Speyer. Der Jazz wird im Innenhof des barocken Speyerer Rathauses nicht neu erfunden. Aber er wird auf besonders leidenschaftliche Weise zelebriert. Auch in diesem Jahr wartet die Veranstaltungsreihe „Jazz im Rathaushof“ bis zum Sonntag mit Ensembles und Bands auf, die in heimeliger Kulisse reichlich Genuss und Amüsement versprechen. Zum Auftakt frönten die „Hot Four“ dem Sound der Roaring Twenties, wie er 1920 und 1930 durch die Tanzpaläste, Bars und Clubs brauste.
Eröffnung von "Jazz im Rathaushof" in Speyer mit den "Hot Four" im Stil der Roaring Twenties
Als „Die heißen Vier“ ziehen sie schon seit 20 Jahren durch die Lande. Dabei pflegen die Musiker um den Künstlerischen Leiter des Rathausjazz, Bernhard Sperrfechter, einen betont gelassenen und entspannten Sound, der obendrein mit heiteren Pointen gespickt ist. Sperrfechter ist im Quartett als Banjospieler und Gitarrist in Aktion; bei dieser Veranstaltungsreihe waren die „Hot Four“ nun erstmals zu erleben.
Kornettbläser Joachim Lösch brachte sich als Moderator ein, der in lockerer Weise Informationen über Stücke, Komponisten und berühmte Interpreten einstreute. Duke Ellington, Louis Armstrong oder Fats Waller sind die Leitgestirne der „Hot Four“. Deren Songs werden in eigene Arrangements verpackt, die dem Originalsound huldigen, ihn aber zugleich für heutige Ohren auffrischen.
Auch modernere Poptitel werden nach Art des traditionellen New-Orleans-Jazz adaptiert. Stevie Wonders „Sir Duke“ oder „Proud Mary“ von John Fogerty bekommen auf diese Weise einen überraschend neuen Charakter, der den Stücken aber nicht wehtut, sondern sie eher aufwertet. Man hätte sich beim Auftaktkonzert im Rathaushof durchaus mehrere Kostproben solcher Neuinterpretationen gewünscht.
Leichtfüßige Musik bei "Jazz im Rathaushof" in Speyer macht Laune
Mit dem zünftigen New-Orleans-Jazzklassiker „Struttin’ with some Barbecue“, den Louis Armstrong populär machte, legten die „Hot Four“ los und bewiesen zugleich solistische und improvisatorische Qualitäten. Gut gelaunte, leichtfüßige Musik mit viel Swing, dem das agile Quartett mit Gesang durch Flüstertüten oder gepfiffenen Melodien zusätzliche Reize verlieh. Im Geiste sah man Josefine Baker mit Bananenröckchen durch den legendären New Yorker Cotton Club tanzen.

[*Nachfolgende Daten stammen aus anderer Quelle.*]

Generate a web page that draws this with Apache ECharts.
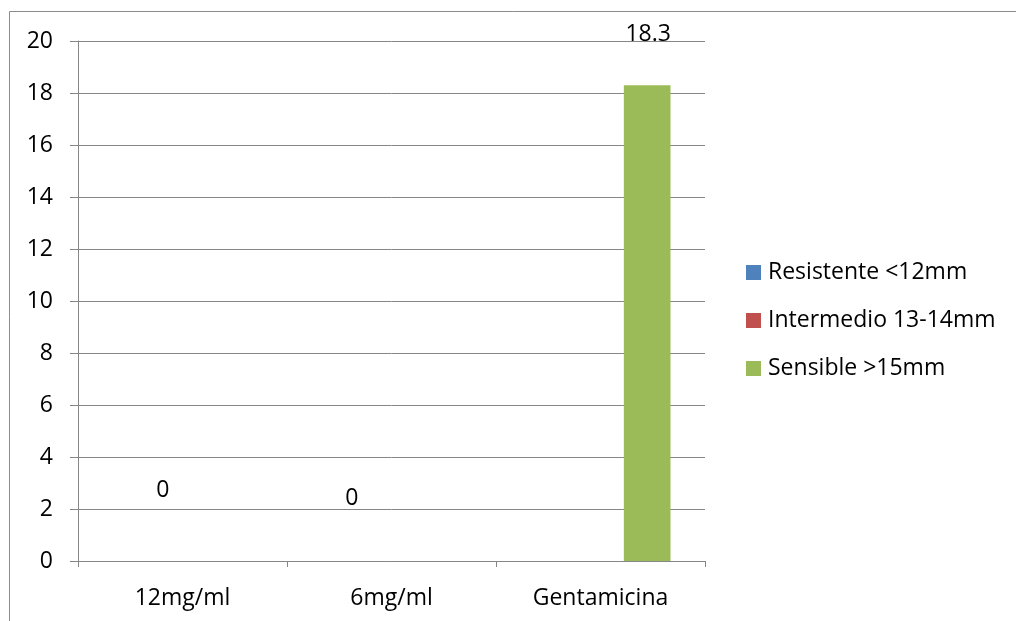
<!DOCTYPE html>
<html>
<head>
<meta charset="utf-8">
<script src="https://cdn.jsdelivr.net/npm/echarts@6/dist/echarts.min.js"></script>
<style>
  html, body { margin: 0; padding: 0; background: #fff; }
  #chart { width: 1016px; height: 621px; }
</style>
</head>
<body>
<div id="chart"></div>
<script>
// Inhibition zone readings per treatment
const categories = ['12mg/ml', '6mg/ml', 'Gentamicina'];
const seriesNames = ['Resistente <12mm', 'Intermedio 13-14mm', 'Sensible >15mm'];
const resistente = [0, 0, null];
const intermedio = [null, null, null];
const sensible = [null, null, 18.3];
const yTicks = [0, 2, 4, 6, 8, 10, 12, 14, 16, 18, 20];

const FONT = 'Open Sans';
const FS = 23;
const colors = ['#4F81BD', '#C0504D', '#9BBB59'];

// label nudges for each data point (the labels sit away from their bars)
const labelOffsets = {
  0: [[27, -54], [7, -46], [0, 0]],
  1: [[0, 0], [0, 0], [0, 0]],
  2: [[0, 0], [0, 0], [1, -34]]
};

function buildData(values, idx) {
  return values.map((v, i) => ({
    value: v,
    label: { offset: labelOffsets[idx][i] }
  }));
}

const chart = echarts.init(document.getElementById('chart'), null, { renderer: 'canvas' });

const seriesValues = [resistente, intermedio, sensible];

chart.setOption({
  backgroundColor: '#ffffff',
  animation: false,
  textStyle: { fontFamily: FONT },
  graphic: [{
    type: 'rect',
    shape: { x: 9.5, y: 11.5, width: 1020, height: 630 },
    style: { fill: 'none', stroke: '#8c8c8c', lineWidth: 1 },
    silent: true
  }],
  grid: { left: 78, top: 41, right: 311, bottom: 60, containLabel: false },
  legend: {
    orient: 'vertical',
    left: 741,
    top: 256,
    itemWidth: 15,
    itemHeight: 15,
    itemGap: 25,
    icon: 'rect',
    data: seriesNames,
    textStyle: { fontFamily: FONT, fontSize: FS, color: '#000', padding: [0, 0, 0, 2] }
  },
  xAxis: {
    type: 'category',
    data: categories,
    axisLine: { lineStyle: { color: '#868686', width: 1 } },
    axisTick: { show: true, length: 6, alignWithLabel: false, lineStyle: { color: '#868686' } },
    axisLabel: { fontFamily: FONT, fontSize: FS, color: '#000', margin: 26 }
  },
  yAxis: {
    type: 'value',
    min: yTicks[0],
    max: yTicks[yTicks.length - 1],
    interval: yTicks[1] - yTicks[0],
    axisLine: { show: true, lineStyle: { color: '#868686', width: 1 } },
    axisTick: { show: true, length: 8, lineStyle: { color: '#868686' } },
    axisLabel: { fontFamily: FONT, fontSize: FS, color: '#000', margin: 25 },
    splitLine: { show: true, lineStyle: { color: '#868686', width: 1 } }
  },
  series: seriesValues.map((vals, idx) => ({
    name: seriesNames[idx],
    type: 'bar',
    data: buildData(vals, idx),
    barGap: '0%',
    barCategoryGap: '33%',
    itemStyle: { color: colors[idx] },
    label: {
      show: true,
      position: 'top',
      fontFamily: FONT,
      fontSize: FS,
      color: '#000',
      formatter: p => (p.value === null || p.value === undefined) ? '' : String(p.value)
    }
  }))
});
</script>
</body>
</html>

Garrelt Sieben, der für Ensemblemitglied Jens Hunstein eingesprungen war, ließ sich am Sousaphon – einer Ende des 19. Jahrhunderts entwickelten Basstuba – vor allem als Walking-Bass-Spieler vernehmen, so zum rasanten Gospel „Down by the Riverside“. Bernhard Sperrfechter war ein agiler Banjospieler, der zugleich für rhythmische Akzente sorgte. Horst Aussenhof, der den Sound des Quartetts sowohl als Klarinettist als auch am Bass-Saxofon prägt, lieferte sich mit Kornettist Joachim Lösch launige Musikerdialoge. Jazzlegende Louis Armstrong machte Lösch mit dem Song „On the sunny Side of the Street“ auch stimmlich alle Ehre.
Begeistertes Publikum und fulminanter Abschluss bei den "Hot Four" in Speyer
Selbst der Satzgesang funktionierte im Quartett bestens. Überhaupt erwies sich das Zusammenspiel der „Hot Four“ als überaus harmonische Angelegenheit. Packende, dynamische Arrangements wechselten mit ruhigeren Titeln, etwa „Black and Blue“ von Fats Waller. Ilse Werners Schlager „Wir machen Musik“ aus dem gleichnamigen Spielfilm wurde flugs umgedichtet in „Vier machen Musik“, und an die Andrew Singers erinnerte der jüdische Song „Bei mir bist du shein“.
Mit dem Spiritual „When the Saints go marching in“ fanden die „Heißen Vier“ einen perfekten Abgang. Vom Publikum bejubelt, zogen die vier Musiker während der letzten Takte durch den Rathaushof. Stimmungsvoller kann man ein solches Musikfestival nicht eröffnen.